Unlike an Olsen Twins video, however, a blog is not forever. Except for when it is. When I contacted him—for the first time in some four years—to ask him to take it down, he responded with this: “heeeey soooo, i tried really hard but unfortunately if you deleted an old account that was used to create the blog then it's their property. as a hastily passionate 18 year old i did not read the terms of service.” I understood, but it didn’t much change how I felt.

How I felt, though, was not angry at this kid. I could buy that he been a hasty and passionate 18 year old and I had probably been the first not-totally-normal girl he’d met and I’ll buy that at that age it didn’t occur to him that writing about me on the Internet to tell me he loves me might be the same thing as that old woman etching that horrible face onto the Ecce Homo mural to restore it.

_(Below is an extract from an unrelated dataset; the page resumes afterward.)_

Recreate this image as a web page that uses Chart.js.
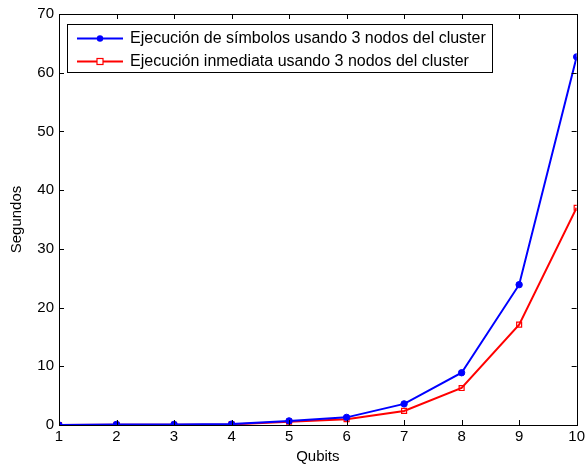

No, I was mad at the Internet. I had loved and nurtured the Internet and it had forsaken me by making This4Riches the third entry to come up when you Googled me. Whenever I met someone from the Internet in real life, a small anxiety pinched me beforehand as I wondered if they’d Googled me and read it. As I sat in job interviews in this age of “Google everyone first,” I imagined all the interviewer could think was, “I can’t believe this loser put her head in that guy’s lap.”

Over time, however, my anger over the blog shrine has faded. We’re living in a world, after all, in which everyone will at some point have some dastardly thing about them on the internet that they can’t get removed. That thing will become a part of your Internet identity, which we have less and less control over as more of us move to New York and fall in love with the thing. The reality is that your Internet identity has far more to do with what other people read and write about you than anything you produce yourself.

So you know what? I am going to link to This4Riches. Yeah, this probably means it'll now be the first thing that comes up when you Google me. But to deprive you of this superior reading experience would be criminal. And if you’re going to love someone, even the Internet, you have to put up with the bad stuff. After all, nobody’s perfect.